Architecture

A condensed extract of the design constraints. For implementation depth, see CLAUDE.md at the repo root.

The flow

Hover is MCP-first. The authoring engine is an MCP server you add to your own coding agent; that agent is the intelligence, and Hover guarantees fidelity at the output. The full path of one test_app run:

your coding agent (Claude Code / Cursor / …)
  ↕ MCP (stdio)
@hover-dev/mcp  ──  grounded actuation tools + crystallize_spec
  │   (a thin frontend over the engine)
@hover-dev/core  ──  the engine: launch/connect debug Chrome, grounded
  │                   locate + actuate, deterministic crystallize, .hover/ memory
  ↕ CDP
isolated debug Chrome
  ↕ DOM
your dev server / app
       │
       └─ crystallize_spec ──▶ __vibe_tests__/<flow>.spec.ts   (plain Playwright, no AI)

The roles split cleanly:

@hover-dev/mcp — the thin MCP frontend. Registers the grounded tools (click_control / fill_control / …), browser_navigate / browser_snapshot, crystallize_spec, the recall / record_fact memory tools, and the test_app prompt. Spawns no agent of its own.
@hover-dev/core — the engine. Owns the Playwright CDP preflight, the grounded locate-and-actuate over CDP, the deterministic writeSpec crystallizer, and the .hover/ memory loaders.
The VS Code extension — an engine-free review cockpit: a Business Map graph + a Dashboard. It reviews; it drives no agent.

Boundary constraints

These are load-bearing — several are non-obvious:

The agent never launches its own Chromium. The engine connects to a debug Chrome on the CDP port via connectOverCDP and picks the existing context / page whose URL matches the target origin.
The engine is allowed to spawn one specific Chrome: the isolated debug Chrome under <tmpdir>/hover-chrome, launched on demand. It is not the user's primary Chrome profile.
Grounded actuation is the fidelity mechanism. The agent acts through click_control / fill_control / select_control / check_control, which take a grounded target (role+name → testId → text) read off the snapshot and run it via page.getByRole(...) over CDP. The selector that drives the action is the one crystallized — so record == replay.
Crystallization is deterministic. crystallize_spec translates the recorded grounded steps to Playwright with no LLM at code-emit time. The agent never freehand-writes the spec.
No upload path. Hover bundles no model and no keys (BYO-CLI). Your agent talks to its own provider; the engine has no LLM SDK code and no telemetry.
Generated Playwright code prefers page.getByRole / getByText over CSS / XPath selectors.
Cookies / localStorage never transit the engine; auth state stays inside the browser and is handled by Playwright in-process.

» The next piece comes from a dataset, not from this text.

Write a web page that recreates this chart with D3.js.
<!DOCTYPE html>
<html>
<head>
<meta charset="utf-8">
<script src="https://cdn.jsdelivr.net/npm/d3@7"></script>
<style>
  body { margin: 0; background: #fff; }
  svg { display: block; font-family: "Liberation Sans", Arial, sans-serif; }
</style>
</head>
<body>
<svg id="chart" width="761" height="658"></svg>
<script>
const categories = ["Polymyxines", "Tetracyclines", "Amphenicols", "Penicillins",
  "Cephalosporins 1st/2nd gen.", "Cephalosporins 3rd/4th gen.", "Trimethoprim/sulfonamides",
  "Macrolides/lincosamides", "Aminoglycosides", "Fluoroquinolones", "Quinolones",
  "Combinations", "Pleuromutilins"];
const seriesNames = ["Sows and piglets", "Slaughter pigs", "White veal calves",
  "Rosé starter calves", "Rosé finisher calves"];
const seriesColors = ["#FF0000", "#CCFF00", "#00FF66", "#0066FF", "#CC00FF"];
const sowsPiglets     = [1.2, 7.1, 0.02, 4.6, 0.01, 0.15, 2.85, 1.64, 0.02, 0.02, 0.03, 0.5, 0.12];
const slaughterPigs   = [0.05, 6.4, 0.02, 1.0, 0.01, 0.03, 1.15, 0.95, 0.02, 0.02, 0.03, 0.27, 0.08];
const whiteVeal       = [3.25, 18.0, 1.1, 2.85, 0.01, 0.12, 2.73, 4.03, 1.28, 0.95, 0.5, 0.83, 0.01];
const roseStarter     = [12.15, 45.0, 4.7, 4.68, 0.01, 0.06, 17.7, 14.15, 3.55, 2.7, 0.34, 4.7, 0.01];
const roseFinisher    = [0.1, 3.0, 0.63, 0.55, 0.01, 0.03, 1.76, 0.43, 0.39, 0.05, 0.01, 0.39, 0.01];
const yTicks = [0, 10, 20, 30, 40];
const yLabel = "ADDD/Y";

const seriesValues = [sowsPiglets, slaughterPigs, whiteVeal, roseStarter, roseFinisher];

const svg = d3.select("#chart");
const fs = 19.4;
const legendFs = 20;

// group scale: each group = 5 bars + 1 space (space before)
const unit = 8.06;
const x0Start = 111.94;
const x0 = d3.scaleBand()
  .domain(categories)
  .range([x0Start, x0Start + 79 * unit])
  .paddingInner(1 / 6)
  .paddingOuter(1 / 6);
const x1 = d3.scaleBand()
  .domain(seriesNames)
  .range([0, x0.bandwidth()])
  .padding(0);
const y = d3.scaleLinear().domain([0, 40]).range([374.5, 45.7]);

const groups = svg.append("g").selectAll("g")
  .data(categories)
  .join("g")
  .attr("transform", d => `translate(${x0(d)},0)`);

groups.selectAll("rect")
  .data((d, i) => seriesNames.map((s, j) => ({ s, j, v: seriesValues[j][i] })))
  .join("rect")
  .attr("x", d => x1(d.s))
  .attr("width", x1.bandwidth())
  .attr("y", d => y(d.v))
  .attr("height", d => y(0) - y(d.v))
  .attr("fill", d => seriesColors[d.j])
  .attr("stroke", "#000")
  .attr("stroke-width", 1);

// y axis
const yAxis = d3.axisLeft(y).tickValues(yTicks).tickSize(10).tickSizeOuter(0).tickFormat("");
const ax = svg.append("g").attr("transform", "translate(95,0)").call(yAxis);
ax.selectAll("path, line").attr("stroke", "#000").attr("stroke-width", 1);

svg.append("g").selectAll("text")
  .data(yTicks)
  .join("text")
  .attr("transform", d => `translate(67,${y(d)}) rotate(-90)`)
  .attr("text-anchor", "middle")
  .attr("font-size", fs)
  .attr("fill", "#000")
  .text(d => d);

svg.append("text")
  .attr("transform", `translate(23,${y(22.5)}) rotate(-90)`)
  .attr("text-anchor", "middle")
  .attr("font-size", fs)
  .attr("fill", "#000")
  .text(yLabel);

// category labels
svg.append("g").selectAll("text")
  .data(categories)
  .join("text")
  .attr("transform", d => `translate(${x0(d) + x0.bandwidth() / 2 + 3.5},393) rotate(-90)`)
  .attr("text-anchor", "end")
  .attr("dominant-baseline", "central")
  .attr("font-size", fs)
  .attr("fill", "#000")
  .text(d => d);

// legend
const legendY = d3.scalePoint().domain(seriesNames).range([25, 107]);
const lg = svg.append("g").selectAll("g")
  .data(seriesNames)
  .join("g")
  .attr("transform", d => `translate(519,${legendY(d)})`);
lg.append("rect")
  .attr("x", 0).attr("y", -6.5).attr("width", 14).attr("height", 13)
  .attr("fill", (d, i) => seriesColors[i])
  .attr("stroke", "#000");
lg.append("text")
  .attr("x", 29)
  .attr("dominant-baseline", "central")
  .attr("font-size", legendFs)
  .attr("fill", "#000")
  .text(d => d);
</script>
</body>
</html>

Why isolated debug Chrome, not the user's normal browser?

Hover deliberately does not attach to the user's primary Chrome profile. Doing so would require relaunching the everyday browser with --remote-debugging-port and would expose every tab, cookie, and extension to whatever the agent does. The trade-off is honest: you log into the app once inside the debug Chrome, but the profile dir at <tmpdir>/hover-chrome persists across runs.

Why grounded tools instead of a free-form "click the button"?

A loose element description doesn't round-trip to a replayable selector — it crystallizes as a confabulated getByText that may not match next time. The grounded tools take a target read straight off the snapshot, so the saved selector is the one that actually drove the run. This is the whole reason the MCP exposes its own actuation tools rather than handing the agent a generic browser MCP.